Hail To The Uzbeki Chief

What does a Brooklyn yeshiva have to do with the president of Uzbekistan?
Plenty, if you ask Pearl Kaufman, executive director of Be’er Hagolah Yeshiva, an oasis of Jewish learning for 1,000 kids from the former Soviet Union, located just off the Belt Parkway in the Starrett City section.
Be’er Hagolah, Hebrew for “well in the diaspora,” planned to give President Islam
Karimov its “international leader award” at a gala Plaza Hotel reception Wednesday night.
Karimov was fresh from a White House meeting with President Bush where he was hailed for his nation’s strategic aid to the United States in the Afghanistan war, but also advised to improve his “poor” record on religious freedom and human rights, according human rights advocates.
For Israel and Jews, however, Islom Karimov is seen as a staunch ally. He established full diplomatic ties with Israel. His aviation minister, Arslan Ruzmetov, director general of Uzbekistan Airways, launched direct commercial flights with Tel Aviv, the only Muslim country to do so.
So when Kaufman found out that Karimov would be in the U.S. it was quickly decided the school would honor him. After all, she explained, more than half of the school’s students have ties to Uzbekistan, with about 21 million people bordering on Afghanistan.
Uzbekistan was the first of the former Soviet republics in Central Asia to offer a military base for U.S. use in the war against the Taliban. More than 1,000 American military personnel remain at the southern Khanabad air base.
Kaufman says it’s clear from her Uzbeki students that Jews had more religious freedom there than in other Soviet states. “Anyone who has eyes can see that the kids from Uzbek have been allowed to practice their religion. They have a sense of knowledge of being a Jew. Karimov tolerates and appreciates Jews.”
Karimov has ruled since before the 1991 Soviet collapse. Last January, he won an extension of his presidential term in a referendum that the U.S. and other international critics called neither free nor fair and human rights advocates cite a long list of violations, from torture by police to lack of freedom of expression, press and religion.

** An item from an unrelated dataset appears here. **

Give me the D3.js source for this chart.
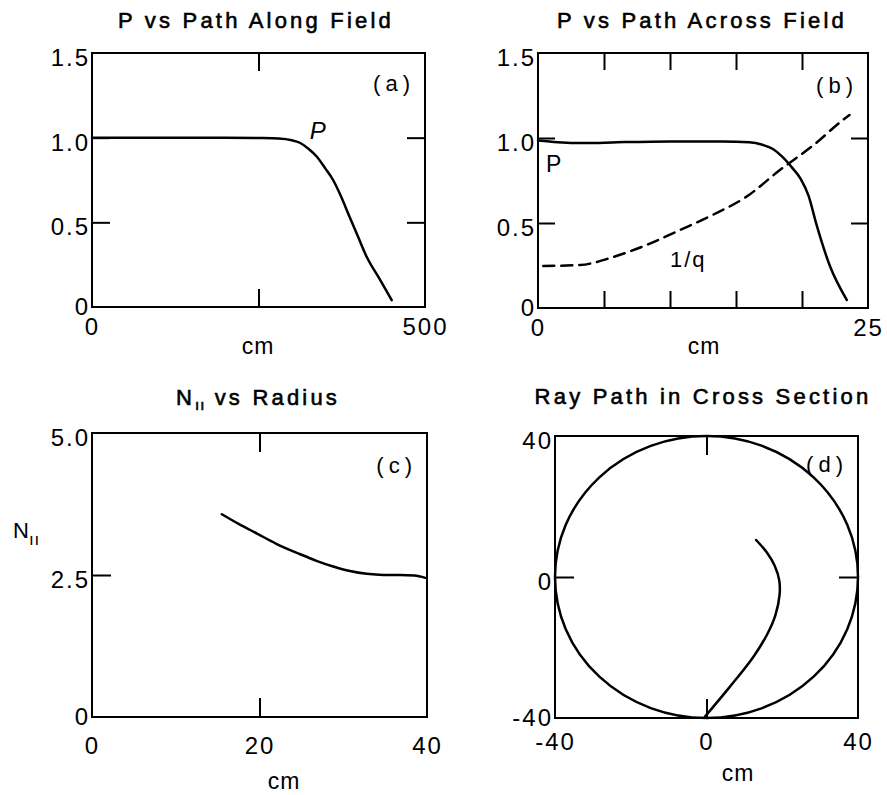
<!DOCTYPE html>
<html>
<head>
<meta charset="utf-8">
<script src="https://cdn.jsdelivr.net/npm/d3@7"></script>
<style>
  html, body { margin: 0; padding: 0; background: #fff; }
  svg { display: block; font-family: "Liberation Sans", Arial, sans-serif; }
</style>
</head>
<body>
<div id="chart"></div>
<script>
// (a) P vs path along field
const alongCm = [0, 50, 100, 150, 200, 250, 280, 300, 312, 325, 337, 350, 362, 372, 387, 400, 412, 432, 450];
const alongP  = [1.0, 1.0, 1.0, 1.0, 1.0, 0.998, 0.995, 0.985, 0.97, 0.935, 0.89, 0.82, 0.75, 0.67, 0.53, 0.41, 0.30, 0.165, 0.04];

// (b) P and 1/q vs path across field
const acrossCm = [0, 1.5, 3.5, 6, 10, 14, 16, 17, 17.8, 18.5, 19.2, 19.9, 20.5, 21.1, 22.1, 23.4];
const acrossP  = [0.985, 0.975, 0.97, 0.975, 0.98, 0.98, 0.975, 0.96, 0.935, 0.89, 0.83, 0.76, 0.66, 0.49, 0.25, 0.047];
const invQCm = [0.4, 3.2, 5.7, 8.2, 10.8, 13.3, 15.8, 18.3, 20.9, 23.1, 23.6];
const invQ   = [0.247, 0.253, 0.30, 0.37, 0.46, 0.55, 0.655, 0.81, 0.96, 1.106, 1.135];

// (c) N-parallel vs radius
const radiusCm = [15.5, 17.5, 19.7, 22, 24.8, 26.8, 28.8, 30.8, 32.8, 34.8, 36.8, 38.5, 39.8];
const nPar     = [3.57, 3.40, 3.23, 3.05, 2.87, 2.75, 2.65, 2.57, 2.52, 2.50, 2.50, 2.49, 2.45];

// (d) ray path in cross section
const rayX = [-0.4, 6.2, 12.4, 16.0, 18.2, 19.3, 19.2, 18.0, 15.9, 13.1];
const rayY = [-39.6, -31.1, -22.6, -16.3, -10.8, -5.0, -0.9, 3.2, 7.0, 10.5];
const plasmaRadius = 40;

const W = 887, H = 795;
const svg = d3.select('#chart').append('svg')
    .attr('width', W).attr('height', H);

const labelFont = { size: 24, spacing: 2 };
const parallelMark = '\u0131\u0131';   // two short strokes used as the "parallel" subscript

// frame, inward ticks and tick labels for one panel
function drawPanel(cfg) {
    const g = svg.append('g');
    const x = d3.scaleLinear().domain(cfg.xDomain).range([cfg.left, cfg.right]);
    const y = d3.scaleLinear().domain(cfg.yDomain).range([cfg.bottom, cfg.top]);

    // inward ticks on all four sides
    const tickAxes = [
        [d3.axisBottom(x).tickValues(cfg.xTicks), `translate(0,${cfg.bottom})`],
        [d3.axisTop(x).tickValues(cfg.xTicks), `translate(0,${cfg.top})`],
        [d3.axisLeft(y).tickValues(cfg.yTicksL), `translate(${cfg.left},0)`],
        [d3.axisRight(y).tickValues(cfg.yTicksR), `translate(${cfg.right},0)`]
    ];
    tickAxes.forEach(([ax, tr]) => {
        const a = g.append('g').attr('transform', tr)
            .call(ax.tickSize(-cfg.tickLen).tickFormat(''));
        a.select('.domain').remove();
        a.selectAll('line').attr('stroke', '#000').attr('stroke-width', 2);
    });

    g.append('rect')
        .attr('x', cfg.left).attr('y', cfg.top)
        .attr('width', cfg.right - cfg.left).attr('height', cfg.bottom - cfg.top)
        .attr('fill', 'none').attr('stroke', '#000').attr('stroke-width', 2);

    // tick labels
    const xl = g.append('g').attr('transform', `translate(0,${cfg.bottom})`)
        .call(d3.axisBottom(x).tickValues(cfg.xLabels).tickSize(0)
            .tickPadding(cfg.xPad).tickFormat(cfg.xFmt));
    const yl = g.append('g').attr('transform', `translate(${cfg.left},0)`)
        .call(d3.axisLeft(y).tickValues(cfg.yLabels).tickSize(0)
            .tickPadding(2).tickFormat(cfg.yFmt));
    [xl, yl].forEach(a => {
        a.select('.domain').remove();
        a.selectAll('text')
            .attr('fill', '#000')
            .style('font-family', '"Liberation Sans", Arial, sans-serif')
            .style('font-size', labelFont.size + 'px')
            .style('letter-spacing', labelFont.spacing + 'px');
    });
    yl.selectAll('text').attr('dy', d => d === cfg.yDomain[0] ? '0.32em' : '0.52em');

    // title (slightly heavier lettering)
    const t = g.append('text')
        .attr('x', cfg.titleX).attr('y', cfg.titleY)
        .attr('text-anchor', 'middle')
        .attr('stroke', '#000').attr('stroke-width', 0.6)
        .style('font-size', '22px').style('letter-spacing', '3.2px');
    cfg.title.forEach(part => {
        const s = t.append('tspan').text(part.text);
        if (part.sub) s.attr('dy', 5).style('font-size', '15px').style('letter-spacing', '1px');
        if (part.up) s.attr('dy', -5);
    });

    // axis unit
    g.append('text').attr('x', cfg.cmX).attr('y', cfg.cmY)
        .attr('text-anchor', 'middle')
        .style('font-size', '23px').style('letter-spacing', '1px')
        .text('cm');

    // panel tag
    g.append('text').attr('x', cfg.right - 10).attr('y', cfg.top + cfg.tagDy)
        .attr('text-anchor', 'end')
        .style('font-size', '22px').style('letter-spacing', '5px')
        .text(cfg.tag);

    return { g, x, y };
}

function plotLine(p, xs, ys, dash) {
    const pts = xs.map((v, i) => [v, ys[i]]);
    const line = d3.line()
        .x(d => p.x(d[0])).y(d => p.y(d[1]))
        .curve(d3.curveMonotoneX);
    p.g.append('path').datum(pts)
        .attr('d', line)
        .attr('fill', 'none').attr('stroke', '#000')
        .attr('stroke-width', 2.5)
        .attr('stroke-linecap', 'round')
        .attr('stroke-dasharray', dash || null);
}

const fmt1 = d => d === 0 ? '0' : d3.format('.1f')(d);
const fmtInt = d => String(d);

// panel (a)
const pa = drawPanel({
    left: 92, right: 425, top: 53, bottom: 307,
    xDomain: [0, 500], yDomain: [0, 1.5],
    xTicks: [250], yTicksL: [0.5, 1.0], yTicksR: [0.5, 1.0], tickLen: 18,
    xLabels: [0, 500], yLabels: [0, 0.5, 1.0, 1.5], xFmt: fmtInt, yFmt: fmt1, xPad: 11,
    title: [{ text: 'P vs Path Along Field' }], titleX: 256, titleY: 28,
    cmX: 258, cmY: 354, tag: '(a)', tagDy: 38
});
plotLine(pa, alongCm, alongP);
pa.g.append('text').attr('x', pa.x(327)).attr('y', pa.y(1.0) + 1)
    .style('font-size', '24px').style('font-style', 'italic').text('P');

// panel (b)
const pb = drawPanel({
    left: 538, right: 868, top: 53, bottom: 308,
    xDomain: [0, 25], yDomain: [0, 1.5],
    xTicks: [5, 10, 15, 20], yTicksL: [0.5, 1.0], yTicksR: [0.5, 1.0], tickLen: 17,
    xLabels: [0, 25], yLabels: [0, 0.5, 1.0, 1.5], xFmt: fmtInt, yFmt: fmt1, xPad: 11,
    title: [{ text: 'P vs Path Across Field' }], titleX: 702, titleY: 28,
    cmX: 704, cmY: 354, tag: '(b)', tagDy: 40
});
plotLine(pb, acrossCm, acrossP);
plotLine(pb, invQCm, invQ, '11,7');
pb.g.append('text').attr('x', pb.x(0.6)).attr('y', pb.y(0.80))
    .style('font-size', '23px').text('P');
pb.g.append('text').attr('x', pb.x(10)).attr('y', pb.y(0.24))
    .style('font-size', '22px').style('letter-spacing', '2px').text('1/q');

// panel (c)
const pc = drawPanel({
    left: 92, right: 427, top: 433, bottom: 717,
    xDomain: [0, 40], yDomain: [0, 5.0],
    xTicks: [20], yTicksL: [2.5], yTicksR: [], tickLen: 19,
    xLabels: [0, 20, 40], yLabels: [0, 2.5, 5.0], xFmt: fmtInt, yFmt: fmt1, xPad: 20,
    title: [{ text: 'N' }, { text: parallelMark, sub: true }, { text: ' vs Radius', up: true }],
    titleX: 258, titleY: 405,
    cmX: 284, cmY: 789, tag: '(c)', tagDy: 40
});
plotLine(pc, radiusCm, nPar);
const nLab = pc.g.append('text').attr('x', 13).attr('y', 538).style('font-size', '22px');
nLab.append('tspan').text('N');
nLab.append('tspan').attr('dy', 7).style('font-size', '17px')
    .style('letter-spacing', '1px').text(parallelMark);

// panel (d)
const pd = drawPanel({
    left: 555, right: 858, top: 436, bottom: 718,
    xDomain: [-40, 40], yDomain: [-40, 40],
    xTicks: [0], yTicksL: [0], yTicksR: [0], tickLen: 19,
    xLabels: [-40, 0, 40], yLabels: [-40, 0, 40], xFmt: fmtInt, yFmt: fmtInt, xPad: 15,
    title: [{ text: 'Ray Path in Cross Section' }], titleX: 703, titleY: 404,
    cmX: 738, cmY: 781, tag: '(d)', tagDy: 36
});
pd.g.append('ellipse')
    .attr('cx', pd.x(0)).attr('cy', pd.y(0))
    .attr('rx', pd.x(plasmaRadius) - pd.x(0))
    .attr('ry', pd.y(0) - pd.y(plasmaRadius))
    .attr('fill', 'none').attr('stroke', '#000').attr('stroke-width', 2.5);
// ray path is not monotone in x, so use a parametric curve
const rayPts = rayX.map((v, i) => [v, rayY[i]]);
pd.g.append('path').datum(rayPts)
    .attr('d', d3.line().x(d => pd.x(d[0])).y(d => pd.y(d[1])).curve(d3.curveCatmullRom.alpha(0.5)))
    .attr('fill', 'none').attr('stroke', '#000').attr('stroke-width', 2.5)
    .attr('stroke-linecap', 'round');
</script>
</body>
</html>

Rabbi Ronnie Greenwald, a Be’er Hagolah supporter, and a New York political operative, said he first established relations with Karimov about four years ago. Back then Karimov was seeking U.S. aid to battle radical Islamic terrorism and the Taliban.
“Who would have known years later that America would have the same trouble with the Taliban, and that Uzbekistan would come and assist them,” he says.